Le Martyre enflammé par Gergiev à la Philharmonie de Paris
Si les deux œuvres au programme furent destinées à une production chorégraphique, et malgré leur lien avec les Ballets Russes et Michel Fokine, difficile pourtant de trouver plus grand contraste entre elles et donc les deux parties de ce concert. D’un côté le hiératisme statique du Martyre avec une musique écrite pour accompagner une action scénique sur un texte à connotation religieuse de Gabriele D’Annunzio, de l’autre la fantaisie animée d’un Oiseau de feu, ballet librement adapté d’un conte populaire. D’un côté, l’écriture du compositeur français presque au terme de sa vie et dont le matériau s’est épuré par retranchements successifs, de l’autre le foisonnement sonore du musicien russe qui préfigure par sa richesse les chefs-d’œuvre à venir, notamment Le Sacre du Printemps.
Le dispositif instrumental et scénique du Martyre de Saint-Sébastien impressionne : l’Orchestre de Paris avec le grand chœur placé derrière lui, à quoi il faut ajouter la place un peu surprenante des deux voix solistes féminines, l’une -Julie Fuchs- dans l’orchestre, près des trois harpes, l’autre -Sandrine Piau- en hauteur, placée derrière le chœur.
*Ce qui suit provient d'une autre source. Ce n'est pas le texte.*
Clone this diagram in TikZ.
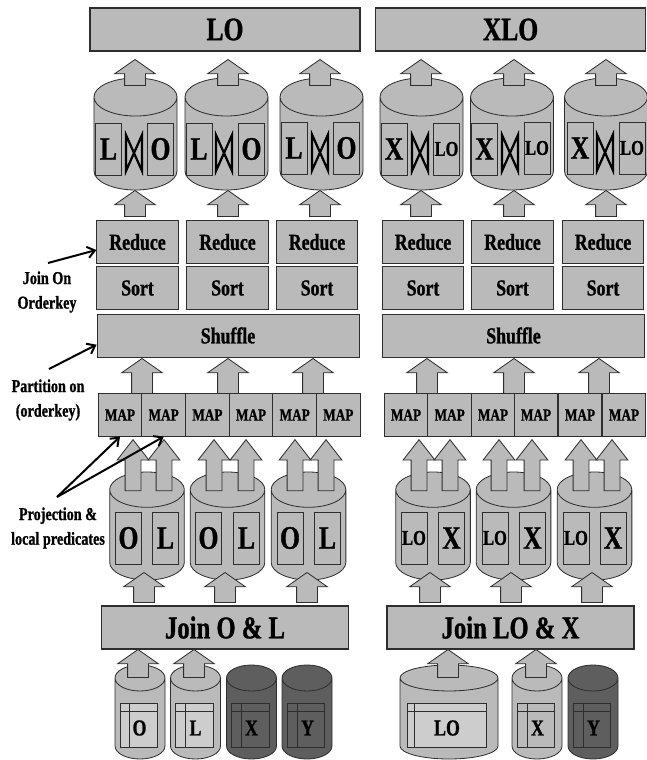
\documentclass[tikz,border=0pt]{standalone}
\usepackage{fontspec}
\setmainfont[FakeStretch=0.78,BoldFeatures={FakeBold=1}]{Liberation Serif}
\usepackage{tikz}
\usetikzlibrary{arrows.meta,shapes.geometric,shapes.arrows}
\definecolor{JobGray}{HTML}{BABABA}
\definecolor{JobLight}{HTML}{CDCDCD}
\definecolor{JobDark}{HTML}{5E5E5E}
\definecolor{JobLine}{HTML}{2E2E2E}
\tikzset{
  procbox/.style={draw=JobLine,fill=JobGray,line width=0.8pt,inner sep=0pt,font=\bfseries\fontsize{19.5}{22}\selectfont},
  titlebox/.style={procbox,line width=1.3pt,minimum width=8.1cm,minimum height=1.29cm,font=\bfseries\fontsize{28}{30}\selectfont},
  joinbox/.style={procbox,line width=1.3pt,minimum width=7.42cm,minimum height=1.29cm,font=\bfseries\fontsize{27}{30}\selectfont},
  redbox/.style={procbox,minimum width=2.44cm,minimum height=1.27cm},
  shufbox/.style={procbox,minimum width=7.86cm,minimum height=1.29cm},
  mapbox/.style={procbox,minimum width=1.31cm,minimum height=1.27cm,font=\bfseries\fontsize{14.5}{16}\selectfont},
  dbcyl/.style={cylinder,shape border rotate=90,anchor=shape center,draw=JobLine,line width=0.7pt,fill=JobGray,inner ysep=0pt},
  topcyl/.style={dbcyl,inner xsep=1.245cm,shape aspect=0.458,minimum width=2.49cm,minimum height=3.36cm},
  midcyl/.style={dbcyl,inner xsep=1.12cm,shape aspect=0.473,minimum width=2.24cm,minimum height=3.24cm},
  basecyl/.style={dbcyl,inner xsep=0.75cm,shape aspect=0.52,minimum width=1.5cm,minimum height=2.82cm},
  widecyl/.style={dbcyl,inner xsep=1.47cm,shape aspect=0.265,minimum width=2.94cm,minimum height=2.82cm},
  inbox/.style={procbox,minimum width=0.78cm,minimum height=1.56cm,font=\bfseries\fontsize{28}{30}\selectfont},
  inboxs/.style={inbox,font=\bfseries\fontsize{18}{20}\selectfont},
  tbl/.style={draw=JobLine,line width=0.8pt,inner sep=0pt,minimum width=1.13cm,minimum height=1.32cm,font=\bfseries\fontsize{19.5}{22}\selectfont},
  bigarrow/.style={single arrow,shape border rotate=90,anchor=tip,draw=JobLine,line width=0.7pt,fill=JobGray,inner ysep=0pt,inner xsep=0.3cm,
    single arrow tip angle=110,single arrow head extend=0.3cm,minimum width=1.2cm},
  twinarrow/.style={bigarrow,inner xsep=0.225cm,single arrow tip angle=76,single arrow head extend=0.24cm,minimum width=0.95cm,minimum height=1.53cm},
  notelbl/.style={inner sep=0pt,align=center,font=\bfseries\fontsize{15.5}{21}\selectfont},
  notearrow/.style={line width=1.7pt,-{Straight Barb[length=2.2mm,width=3.4mm]}},
  joinmark/.style={line width=1.9pt,line join=miter}
}
\newcommand{\joinmark}[2]{\draw[joinmark] (#1-8,#2-18) -- (#1+8,#2+18) -- (#1+8,#2-18) -- (#1-8,#2+18) -- cycle;}
\begin{document}
\begin{tikzpicture}[x=0.03cm,y=-0.03cm]
  \useasboundingbox (0,0) rectangle (646,760);
  % results
  \node[titlebox] (lo) at (225,29.5) {LO};
  \node[titlebox] (xlo) at (510.5,29.5) {XLO};
  % join output on the file system
  \foreach \nm/\cx in {cu1/135.5,cu2/226.5,cu3/321.5,cu4/421.5,cu5/512,cu6/606}
    \node[topcyl] (\nm) at (\cx,134) {};
  \foreach \nm/\cx/\cy/\txt/\sty in {
      ua/108.5/149/L/inbox,ub/199/149/L/inbox,uc/294/148/L/inbox,
      ud/394/149/X/inbox,ue/484.5/149/X/inbox,uf/580/148/X/inbox,
      va/160.5/149/O/inbox,vb/251.5/149/O/inbox,vc/346.5/148/O/inbox,
      vd/446.5/149/LO/inboxs,ve/537/148/LO/inboxs,vf/632/148/LO/inboxs}
    \node[\sty] (\nm) at (\cx,\cy) {\txt};
  \joinmark{134}{153}
  \joinmark{224}{153}
  \joinmark{320}{152.5}
  \joinmark{420}{153}
  \joinmark{510}{153}
  \joinmark{605}{152.5}
  \foreach \nm/\cx in {ap1/135,ap2/228,ap3/320,ap4/421,ap5/514,ap6/606}{
    \node[bigarrow,minimum height=0.78cm] (\nm) at (\cx,59) {};
    \node[bigarrow,minimum height=0.78cm] (\nm b) at (\cx,190) {};
  }
  % reduce side
  \foreach \nm/\cx in {1/137.5,2/227.5,3/317,4/423,5/512.5,6/603}{
    \node[redbox] (rd\nm) at (\cx,242) {Reduce};
    \node[redbox] (st\nm) at (\cx,288) {Sort};
  }
  \node[shufbox] (shl) at (228,335.5) {Shuffle};
  \node[shufbox] (shr) at (513.5,335.5) {Shuffle};
  \foreach \nm/\cx in {sa/142,sb/228,sc/313,sd/427,se/514,sf/599}
    \node[bigarrow,minimum height=1.05cm] (\nm) at (\cx,358) {};
  % map side
  \foreach \nm/\cx in {1/120,2/163.7,3/207.4,4/251,5/294.7,6/338.3,7/406,8/449.7,9/493,10/536,11/580,12/624}
    \node[mapbox] (m\nm) at (\cx,415) {MAP};
  \foreach \nm/\cx in {cm1/147,cm2/227.5,cm3/308.5,cm4/433,cm5/513.5,cm6/594.5}
    \node[midcyl] (\nm) at (\cx,526) {};
  \foreach \nm/\cl/\cr/\tl/\tr/\sty in {
      1/128.5/165.5/O/L/inbox,2/208.5/246.5/O/L/inbox,3/290/327.5/O/L/inbox,
      4/414/451.5/LO/X/inboxs,5/495/532.5/LO/X/inboxs,6/576/613/LO/X/inboxs}{
    \node[\sty] (pl\nm) at (\cl,538) {\tl};
    \node[inbox] (pr\nm) at (\cr,538) {\tr};
  }
  \foreach \nm/\cx in {ta/133,tb/164,tc/214,td/246,te/295,tf/326,tg/419,th/450,ti/499,tj/532,tk/581,tl/612}
    \node[twinarrow] (\nm) at (\cx,439) {};
  \foreach \nm/\cx in {ja/144,jb/225,jc/307,jd/430,je/511,jf/592}
    \node[bigarrow,minimum height=0.9cm] (\nm) at (\cx,572) {};
  % first joins
  \node[joinbox] (jl) at (225,627.5) {Join O \& L};
  \node[joinbox] (jr) at (510.5,627.5) {Join LO \& X};
  % input tables
  \foreach \nm/\cx/\bodyc/\tblc/\txt/\vx in {
      bo/140/JobGray/JobLight/O/129,bl/195.5/JobGray/JobLight/L/185,
      bx/251.5/JobDark/JobDark/X/241,by/307/JobDark/JobDark/Y/297,
      ex/537/JobGray/JobGray/X/527,ey/593/JobDark/JobDark/Y/583}{
    \node[basecyl,fill=\bodyc] (\nm) at (\cx,712) {};
    \node[tbl,fill=\tblc] (\nm t) at (\cx-1,725) {};
    \draw[line width=0.8pt,JobLine] (\nm t.north west |- 0,711) -- (\nm t.north east |- 0,711);
    \draw[line width=0.8pt,JobLine] (\vx,703) -- (\vx,747);
    \node[inner sep=0pt,font=\bfseries\fontsize{19.5}{22}\selectfont] (\nm l) at (\vx+10.5,728) {\txt};
  }
  \node[widecyl] (elo) at (449,712) {};
  \node[tbl,fill=JobLight,minimum width=2.37cm] (elot) at (446.5,725) {};
  \draw[line width=0.8pt,JobLine] (elot.north west |- 0,711) -- (elot.north east |- 0,711);
  \draw[line width=0.8pt,JobLine] (414,703) -- (414,747);
  \node[inner sep=0pt,font=\bfseries\fontsize{19.5}{22}\selectfont] (elol) at (447,728) {LO};
  \foreach \nm/\cx in {ba/138,bb/194,bc/448,bd/536}
    \node[bigarrow,minimum height=0.84cm] (\nm) at (\cx,649) {};
  % notes on the left
  \node[notelbl] (joinlbl) at (47,292) {Join On\\Orderkey};
  \node[notelbl] (partlbl) at (48,400) {Partition on\\(orderkey)};
  \node[notelbl] (projlbl) at (58,528) {Projection \&\\local predicates};
  \coordinate (joinend) at (48,263);
  \coordinate (partend) at (49,369);
  \coordinate (projend) at (57,497);
  \draw[notearrow] (joinend) -- (rd1.191);
  \draw[notearrow] (partend) -- (shl.184);
  \draw[notearrow] (projend) -- (m1.south);
  \draw[notearrow] (projend) -- (m2.south);
\end{tikzpicture}
\end{document}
Les deux rappellent leur connaissance intime et approfondie de la mélodie, de la prosodie, de la langue française et combien, si Le Martyre de Saint-Sébastien est une œuvre unique dans le catalogue de Claude Debussy, il convoque la même prose poétique que dans ses mélodies et son opéra. Les deux chanteuses la rendent en outre avec une douce illumination vocale et de caractère, dans l'intimité du sentiment religieux. Intimité de caractère et de finesse vocale mais avec une commune assurance dans la projection fine et sonore. Julie Fuchs y sculpte ses lignes sûres qui semblent prêtes à basculer dans le drame mais avec une couleur vocale de rédemptrice, Sandrine Piau orne le tout par des résonances tirant vers le baroque (donnant même une couleur de mystères médiévaux pleinement seyante). Les deux voix solistes, dans une juste dualité, apportent le drame retenu de l'opus. Julie Fuchs grâce à une irrésistible présence affective et charnelle dans la voix et le phrasé, Sandrine Piau par la conviction d’un chant spirituel qui plane religieusement sur la salle de concerts.
Le Chœur de l’Orchestre de Paris fondé en 1976 par Arthur Oldham, qui travaille désormais sous la direction de Lionel Sow, est dirigé par le chef russe Valery Gergiev. Il intensifie et allège à la fois sa palette de nuances et de couleurs, rendant les textures tendres et mystérieuses de l’œuvre de Debussy, dans une fusion remarquée avec l’ensemble orchestral. Valery Gergiev anime notamment les pianissimi les plus doux, leur donnant une consistance rare et particulièrement bienvenue dans cette musique.
La seconde partie de la soirée offre un total contraste, avec une exécution brillante et une différenciation virtuose dans la palette sonore, les nuances entre le pianissimo évanescent (mais toujours animé) et le fortissimo emballé, différenciation entre les mélanges magiques de timbres et les complexes rythmes contrastés, différenciation aussi et surtout entre la multitude de caractères par lesquels passe la musique. Aucune indifférence du public qui acclame, enflammé, toutes ces différenciations.